1984 (20 October)
Sydney Opera House celebrates its 10th Anniversary
The 10th Anniversary celebrations reach their peak in October when the Trust, in association with Musica Viva Australia presents the Choir of King’s College, Cambridge, and the Academy of St Martin-in-the-Fields.
To celebrate the 10th birthday on 20 October, 1983, the ABC broadcasts a day-long series of FM radio programs about the history and personalities of Sydney Opera House and presents a concert featuring the famous English mezzo-soprano, Janet Baker with the Sydney Symphony Orchestra.
There are a significant number of events staged during the hectic and exciting days of October. On the evening of 20 October, the Trust gives a 10th Anniversary Cocktail party for 400 friends of the House. The Guest of Honour, Jill Wran, speaks about Sydney Opera House and its significant relationship with the people of Australia. Mrs Wran observes, “Only in Australia is our greatest building a monument to the arts - to human creativity and imagination.”
Jørn Utzon is made a Companion of the Order of Australia (AC) (Honorary Award) for achievements in the field of Architecture.
Work starts to transform the Forecourt
When Jørn Utzon submitted the designs for Sydney Opera House, he envisaged an open plaza leading up to the main flight of steps. It was to provide an unobstructed view of his soaring architectural concept and give it the space to make an unchallenged impact on the environment of the Sydney Harbour.
For the first 12 years of its operations, however, the Forecourt was a rambling car park – never open to the public and an eyesore in aesthetic terms.
In 1986, the first major steps of a far-reaching transformation takes place as part of the NSW Government’s Bicentennial project. This gives Sydney Opera House an approach worthy of its spectacular architecture. Parked cars are banished from the Forecourt. A second promenade, containing shops, a cafe and an information centre is constructed below the existing level, giving pedestrians cover from the weather without disturbing the vista from any direction.
Granite cobblestones fan out over the upper level in an unobtrusively decorative way and result in a handsome new perspective at Sydney Opera House. The project is managed by the Public Works Department, John Holland Constructions Pty Ltd, Ove Arup and Partners on behalf of the Government Architect Andrew Andersons and Peter Hall.
The cost of the project is around $24 million. It includes the construction of a new sea wall and the two level structure which allows pedestrians to approach the building at water level.

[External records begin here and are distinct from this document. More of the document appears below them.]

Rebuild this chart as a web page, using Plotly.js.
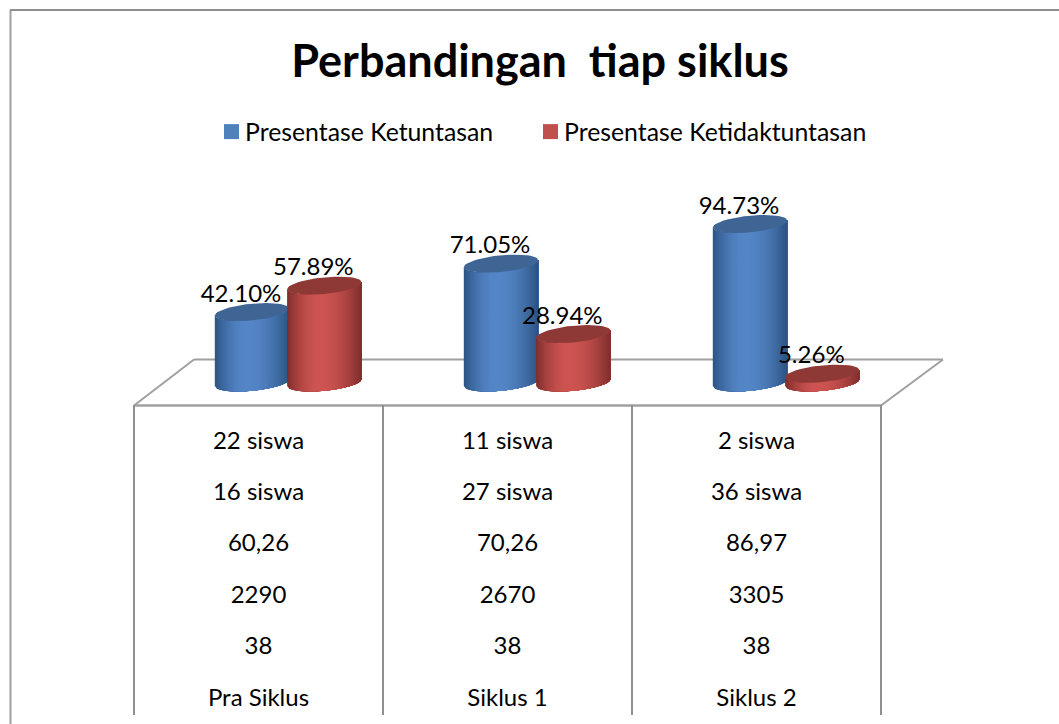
<!DOCTYPE html>
<html><head><meta charset="utf-8">
<script src="https://cdn.plot.ly/plotly-3.0.1.min.js"></script>
<style>html,body{margin:0;padding:0;background:#fff}#c{width:1059px;height:724px}</style>
</head><body><div id="c"></div>
<script>
const categories = ["Pra Siklus", "Siklus 1", "Siklus 2"];
const ketuntasan = [42.10, 71.05, 94.73];
const ketidaktuntasan = [57.89, 28.94, 5.26];
const ketuntasanLabels = ["42.10%", "71.05%", "94.73%"];
const ketidaktuntasanLabels = ["57.89%", "28.94%", "5.26%"];
const rowTuntas = ["22 siswa", "11 siswa", "2 siswa"];
const rowTidakTuntas = ["16 siswa", "27 siswa", "36 siswa"];
const rowRata = ["60,26", "70,26", "86,97"];
const rowJumlah = ["2290", "2670", "3305"];
const rowSiswa = ["38", "38", "38"];

const W = 1059, H = 724;
const catPx = 249, cat0Px = 258.5;   // pixels per category, pixel of the first category
const unitPx = 1.673, zeroPx = 382.5; // pixels per percent, pixel of zero
const X = p => (p - cat0Px) / catPx;
const Y = p => (zeroPx - p) / unitPx;
const DX = p => p / catPx, DY = p => p / unitPx;

const halfW = DX(37.2), halfH = DY(8.3), tilt = DY(3.5);
const blue = {name: "Presentase Ketuntasan", legend: "legend", vals: ketuntasan, labels: ketuntasanLabels, off: DX(-6.5),
  edge: [44, 82, 130], mid: [84, 134, 199], swatch: "#4f81bd", top: "#3e6594"};
const red = {name: "Presentase Ketidaktuntasan", legend: "legend2", vals: ketidaktuntasan, labels: ketidaktuntasanLabels, off: DX(65.8),
  edge: [125, 45, 43], mid: [205, 84, 81], swatch: "#c0504d", top: "#8f3937"};

const traces = [];
const FONT = "Lato, Carlito, Calibri, sans-serif";

function shade(s, u) {
  // light band sits a little left of centre, darkening toward both sides
  const c = -0.12, d = u < c ? (c - u) / (1 + c) : (u - c) / (1 - c);
  const k = Math.pow(d, 1.9);
  const v = s.mid.map((m, i) => Math.round(m + (s.edge[i] - m) * k));
  return `rgb(${v.join(",")})`;
}
function ellipse(cx, cy) {
  const xs = [], ys = [];
  for (let t = 0; t <= 48; t++) {
    const a = t / 48 * 2 * Math.PI, u = Math.cos(a);
    xs.push(cx + halfW * u);
    ys.push(cy + tilt * u + halfH * Math.sin(a));
  }
  return [xs, ys];
}
function front(v, u) { return v + tilt * u - halfH * Math.sqrt(Math.max(0, 1 - u * u)); }

function addSeries(s) {
  // series trace: legend entry and value markers hidden under each cylinder cap
  traces.push({type: "scatter", mode: "markers", name: s.name, legend: s.legend,
    x: s.vals.map((v, i) => i + s.off), y: s.vals,
    marker: {symbol: "square", size: 15, color: s.swatch}, hoverinfo: "name+y"});
  // painter's gradient: every band runs from its left edge to the right side of the cylinder
  const N = 40;
  for (let k = 0; k < N; k++) {
    const u0 = -1 + 2 * k / N, col = shade(s, u0 + 1 / N);
    const xs = [], ys = [];
    s.vals.forEach((v, i) => {
      const c = i + s.off, us = [];
      for (let m = 0; m <= 32; m++) us.push(u0 + (1 - u0) * m / 32);
      us.forEach(u => { xs.push(c + halfW * u); ys.push(front(0, u)); });
      us.slice().reverse().forEach(u => { xs.push(c + halfW * u); ys.push(front(v, u)); });
      xs.push(c + halfW * u0); ys.push(front(0, u0));
      xs.push(null); ys.push(null);
    });
    traces.push({type: "scatter", mode: "lines", x: xs, y: ys, fill: "toself", fillcolor: col,
      line: {color: col, width: 0}, showlegend: false, hoverinfo: "skip"});
  }
  const tx = [], ty = [];
  s.vals.forEach((v, i) => {
    const [a, b] = ellipse(i + s.off, v);
    tx.push(...a, null); ty.push(...b, null);
  });
  traces.push({type: "scatter", mode: "lines", x: tx, y: ty, fill: "toself", fillcolor: s.top,
    line: {color: s.top, width: 0}, showlegend: false, hoverinfo: "skip"});
}
addSeries(blue);
addSeries(red);

// value labels, on top of the cylinders
[blue, red].forEach(s => traces.push({type: "scatter", mode: "text",
  x: s.vals.map((v, i) => i + s.off + DX(-11)), y: s.vals.map(v => v + DY(16.5)),
  text: s.labels, textposition: "middle center", cliponaxis: false,
  textfont: {family: FONT, size: 24, color: "#000"}, showlegend: false, hoverinfo: "skip"}));

// table rows under the axis
const rows = [rowTuntas, rowTidakTuntas, rowRata, rowJumlah, rowSiswa, categories];
const rowPx = [443, 494, 545, 597, 648, 700];
rows.forEach((r, j) => traces.push({type: "scatter", mode: "text",
  x: categories.map((c, i) => i), y: categories.map(() => Y(rowPx[j])),
  text: r, textposition: "middle center", cliponaxis: false,
  textfont: {family: FONT, size: 24, color: "#000"}, showlegend: false, hoverinfo: "skip"}));

const GRAY = "#a0a0a0", GRAY2 = "#8f8f8f";
function seg(x0, y0, x1, y1, color, width) {
  return {type: "line", xref: "x", yref: "y", layer: "below",
    x0: X(x0), y0: Y(y0), x1: X(x1), y1: Y(y1), line: {color, width}};
}
const shapes = [
  seg(10.5, 10, 10.5, 724, GRAY, 2),
  seg(10, 10, 1059, 10, GRAY2, 2),
  seg(194, 359.5, 943, 359.5, GRAY, 2),
  seg(134, 405.5, 194, 359.5, GRAY, 2),
  seg(881, 405.5, 943, 359.5, GRAY, 2),
  seg(134, 405.5, 881, 405.5, GRAY, 2.5),
  seg(134, 405, 134, 715, GRAY2, 2),
  seg(383, 405, 383, 715, GRAY2, 2),
  seg(632, 405, 632, 715, GRAY2, 2),
  seg(881, 405, 881, 715, GRAY2, 2)
];

const legendBase = {orientation: "h", xanchor: "left", y: 1 - 132 / H, yanchor: "middle",
  font: {family: FONT, size: 24.8, color: "#000"}, bgcolor: "rgba(0,0,0,0)"};
const layout = {
  width: W, height: H,
  margin: {l: 0, r: 0, t: 0, b: 0},
  paper_bgcolor: "#fff", plot_bgcolor: "#fff",
  title: {text: "<b>Perbandingan  tiap siklus</b>", x: 540 / W, xanchor: "center", y: 1 - 61 / H, yanchor: "middle",
    font: {family: FONT, size: 45, color: "#000"}},
  xaxis: {range: [X(0), X(W)], visible: false, fixedrange: true},
  yaxis: {range: [Y(H), Y(0)], visible: false, fixedrange: true},
  showlegend: true,
  legend: Object.assign({}, legendBase, {x: 205 / W}),
  legend2: Object.assign({}, legendBase, {x: 524 / W}),
  shapes
};
Plotly.newPlot("c", traces, layout, {displayModeBar: false, responsive: false}).then(() => {
  // bring each legend swatch closer to its text, as in the original
  document.querySelectorAll("#c .legendsymbols").forEach(g => {
    const m = /translate\(([-\d.]+)[ ,]+([-\d.]+)\)/.exec(g.getAttribute("transform") || "");
    const tx = m ? parseFloat(m[1]) : 0, ty = m ? parseFloat(m[2]) : 0;
    g.setAttribute("transform", `translate(${tx + 6.5},${ty})`);
  });
});
</script></body></html>
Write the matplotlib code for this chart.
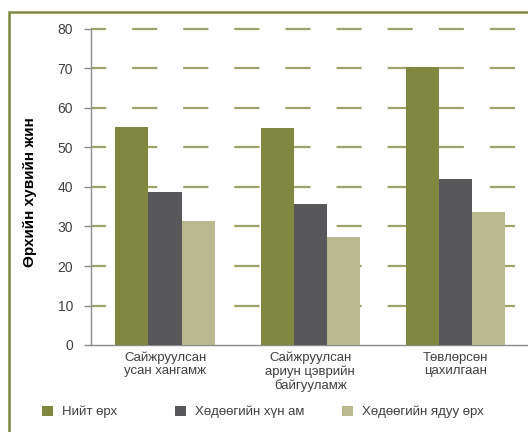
import matplotlib
matplotlib.use('Agg')
import numpy as np
import matplotlib.pyplot as plt
from matplotlib.patches import Rectangle, Patch

plt.rcParams['font.family'] = ['Liberation Sans', 'DejaVu Sans']

# --------------------------------------------------------------------------
# Data
# --------------------------------------------------------------------------
categories = ['Сайжруулсан\nусан хангамж',
              'Сайжруулсан\nариун цэврийн\nбайгууламж',
              'Төвлөрсөн\nцахилгаан']
series_names = ['Нийт өрх', 'Хөдөөгийн хүн ам', 'Хөдөөгийн ядуу өрх']
total_hh   = [55.2, 54.9, 70.4]
rural_pop  = [38.7, 35.7, 42.0]
rural_poor = [31.4, 27.3, 33.7]
yticks = [0, 10, 20, 30, 40, 50, 60, 70, 80]
ylabel = 'Өрхийн хувийн жин'

colors = ['#7f883e', '#58585a', '#b8b98f']
grid_color = '#9ea36a'
text_color = '#404040'

W, H = 528, 432
fig = plt.figure(figsize=(W / 100, H / 100), dpi=100)

# outer olive frame (runs off the right/bottom edge like the source crop)
fig.patches.append(Rectangle((9 / W, -0.1), 1.2, 1 - 12 / H + 0.1,
                             transform=fig.transFigure, fill=False,
                             edgecolor='#7f883e', lw=1.8))

ax = fig.add_axes([91 / W, 87 / H, (W - 91) / W, (345 - 29) / H])

x = np.arange(len(categories))
bw = 0.228
for i, (vals, c) in enumerate(zip([total_hh, rural_pop, rural_poor], colors)):
    ax.bar(x + (i - 1) * bw, vals, width=bw, color=c, zorder=3)

ax.set_xlim(-0.51, 2.50)
ax.set_ylim(0, 80)
ax.set_yticks(yticks)
ax.set_xticks(x)
ax.set_xticklabels(categories, fontsize=9.5, color=text_color, linespacing=1.1)
ax.tick_params(axis='x', length=0, pad=5)
ax.tick_params(axis='y', length=5, width=1, color='#8c8c8c',
               labelsize=10, labelcolor=text_color, pad=8)

for yv in yticks[1:]:
    ax.axhline(yv, color=grid_color, lw=1.6, clip_on=False,
               linestyle=(4.5, (11.3, 11.7)), zorder=1)

for s in ['top', 'right']:
    ax.spines[s].set_visible(False)
for s in ['left', 'bottom']:
    ax.spines[s].set_color('#8c8c8c')
    ax.spines[s].set_linewidth(1.0)

ax.set_ylabel(ylabel, fontsize=11, fontweight='bold', color='black')
ax.yaxis.set_label_coords(-54 / (W - 91), 0.485)

# legend entries placed individually
leg_x = [42, 175, 342]
for name, c, lx in zip(series_names, colors, leg_x):
    fig.legend(handles=[Patch(facecolor=c, edgecolor='none')], labels=[name],
               loc='center left', bbox_to_anchor=(lx / W, 1 - 412 / H),
               frameon=False, fontsize=9.5, handlelength=0.8, handleheight=0.8,
               handletextpad=0.75, borderpad=0, borderaxespad=0,
               labelcolor=text_color)

fig.savefig('out.png', dpi=100)
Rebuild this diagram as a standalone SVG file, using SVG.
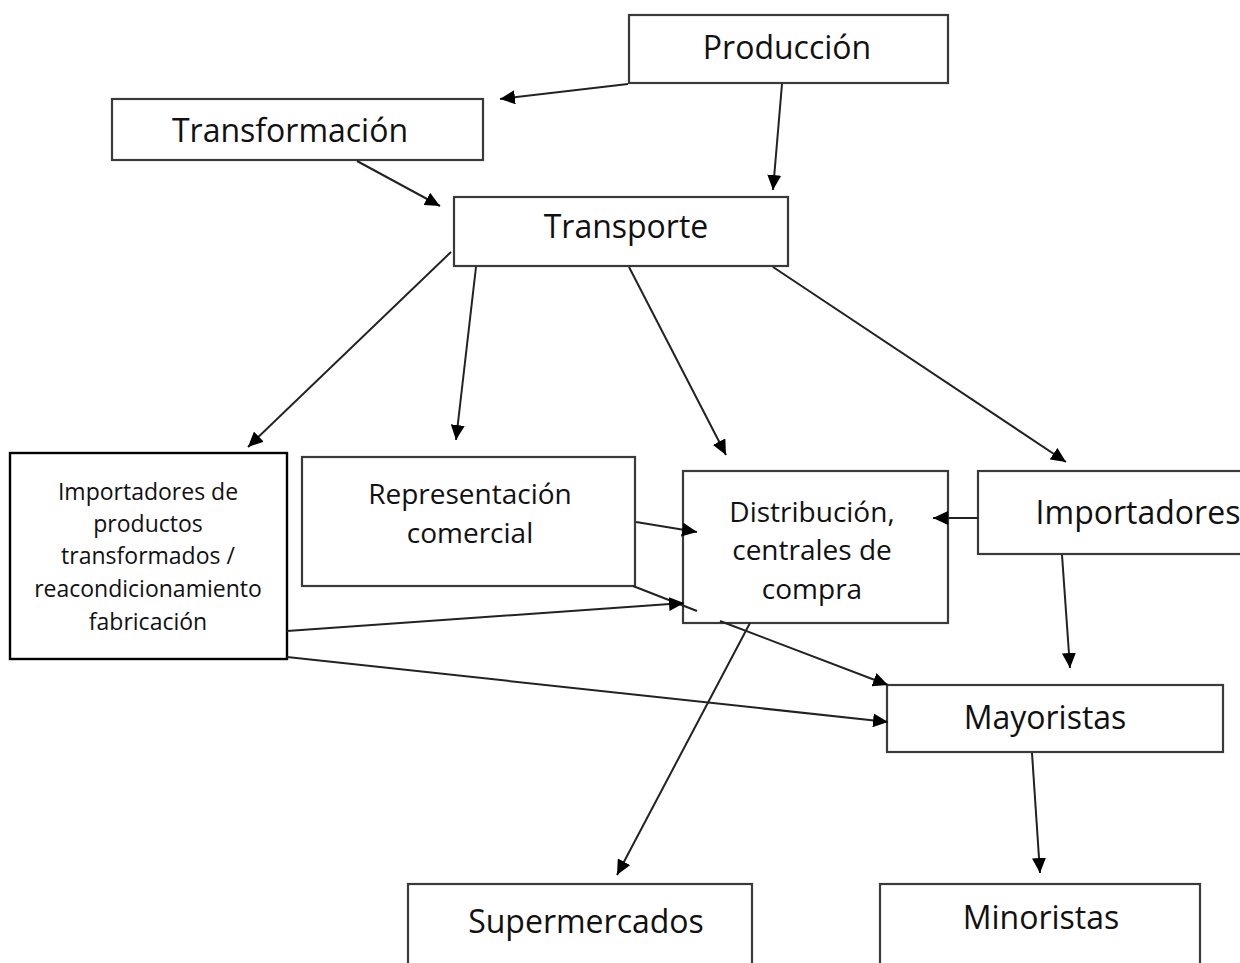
<svg xmlns="http://www.w3.org/2000/svg" width="1240" height="963" viewBox="0 0 1240 963">
<style>
.box{fill:#fff;stroke:#3a3a3a;stroke-width:2.2}
.boxk{fill:#fff;stroke:#000;stroke-width:2.4}
.t{font-family:"Open Sans","Liberation Sans",sans-serif;fill:#111;text-anchor:middle}
.big{font-size:32px}
.mid{font-size:28px}
.sm{font-size:23px}
.c{stroke:#222;stroke-width:2;fill:none}
.ca{stroke:#222;stroke-width:2;fill:none;marker-end:url(#ah)}
</style>
<defs>
<marker id="ah" markerUnits="userSpaceOnUse" markerWidth="16" markerHeight="14" refX="15" refY="7" orient="auto">
<path d="M0,0 L15,7 L0,14 z" fill="#000"/>
</marker>
</defs>
<rect width="1240" height="963" fill="#fff"/>
<g id="nodes">
<g id="produccion"><rect class="box" x="629" y="15" width="319" height="68"/><text class="t big" x="787" y="59">Producción</text></g>
<g id="transformacion"><rect class="box" x="112" y="99" width="371" height="61"/><text class="t big" x="290" y="142">Transformación</text></g>
<g id="transporte"><rect class="box" x="454" y="197" width="334" height="69"/><text class="t big" x="626" y="238">Transporte</text></g>
<g id="importadores-productos"><rect class="boxk" x="10" y="453" width="277" height="206"/>
<text class="t sm" x="148" y="500">Importadores de</text>
<text class="t sm" x="148" y="532">productos</text>
<text class="t sm" x="148" y="564">transformados /</text>
<text class="t sm" x="148" y="597">reacondicionamiento</text>
<text class="t sm" x="148" y="630">fabricación</text></g>
<g id="representacion"><rect class="box" x="302" y="457" width="333" height="129"/>
<text class="t mid" x="470" y="504">Representación</text>
<text class="t mid" x="470" y="543">comercial</text></g>
<g id="distribucion"><rect class="box" x="683" y="471" width="265" height="152"/>
<text class="t mid" x="812" y="522">Distribución,</text>
<text class="t mid" x="812" y="560">centrales de</text>
<text class="t mid" x="812" y="599">compra</text></g>
<g id="importadores"><rect class="box" x="978" y="471" width="290" height="83"/><text class="t big" x="1138" y="524">Importadores</text></g>
<g id="mayoristas"><rect class="box" x="887" y="685" width="336" height="67"/><text class="t big" x="1045" y="729">Mayoristas</text></g>
<g id="supermercados"><rect class="box" x="408" y="884" width="344" height="100"/><text class="t big" x="586" y="933">Supermercados</text></g>
<g id="minoristas"><rect class="box" x="880" y="884" width="320" height="100"/><text class="t big" x="1041" y="929">Minoristas</text></g>
</g>
<g id="connectors">
<path class="ca" d="M628,84 L500,99"/>
<path class="ca" d="M782,84 L773,190"/>
<path class="ca" d="M357,161 L440,206"/>
<path class="ca" d="M451,252 L248,447"/>
<path class="ca" d="M476,267 L456,440"/>
<path class="ca" d="M629,267 L726,455"/>
<path class="ca" d="M773,267 L1066,462"/>
<path class="ca" d="M978,518 L933,518"/>
<path class="ca" d="M1062,555 L1070,668"/>
<path class="ca" d="M636,522 L697,532"/>
<path class="c" d="M633,586 L697,611"/>
<path class="ca" d="M720,621 L888,685"/>
<path class="ca" d="M287,631 L684,603"/>
<path class="ca" d="M287,657 L888,722"/>
<path class="ca" d="M750,623 L617,875"/>
<path class="ca" d="M1032,753 L1040,873"/>
</g>
</svg>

Lin Utzon unveils geometric plaque in Forecourt podium
Jørn Utzon’s daughter, Lin, unveils a geometric plaque in the Forecourt podium.
Jørn Utzon lets the Trust know he was very pleased “that the Government has decided to finish the Forecourt as the originally planned open plaza.”
Scissor lifts installed in Concert Hall
The installation of hydraulic scissor lifts under the Concert Hall stage proves quickly to be a good investment. They replace the “podest” rostrums which had to be brought from their storage area to the concert platform. This process used to take, on average, a stage crew of eight people one hour to set up and 45 minutes to strike. With the new scissors platforms, it takes two stage technicians 10 minutes to set up and five minutes to strike.
His Holiness, Pope John Paul II addresses assembly in Concert Hall
His Holiness, Pope John Paul II, addresses an assembly of the religious in the Concert Hall, and meets with management, the media and the public assembled on the Monumental Steps.
Sydney Opera House announces Major Maintenance Program
Sydney Opera House Major Maintenance Program launches as 10-year program with 650 projects relating to the structural and architectural fabric of the building, the services within the building and the technical stage services.
The program is designed to redress rule of thumb calculation for general building maintenance expenditure and to raise the level to the more commercially acceptable level of maintenance funding of 1-2% of asset value.
1988 (26 January)
Sydney Opera House venue for Bicentennial Australia Day
A late decision by the NSW Government to convene the Australia Day ceremony on the Sydney Opera House Forecourt precipitates a mammoth exercise in preparation over 15 weeks. Between the breakfast party for invited guests and the spectacular fireworks display at night, the range of events include the formal commemoration with the Prince and Princess of Wales, the Bicentennial Wool Collection fashion event, outdoor concerts with orchestra and chorus, jazz bands, pop groups and, on the harbour, a magnificent parade of Tall Ships. This marks the beginning of a much higher focus on civic celebrations for Australia Day on the day itself.
1989 (1 May)
Elizabeth Butcher, AM, starts her tenure as Chairman of the Sydney Opera House Trust.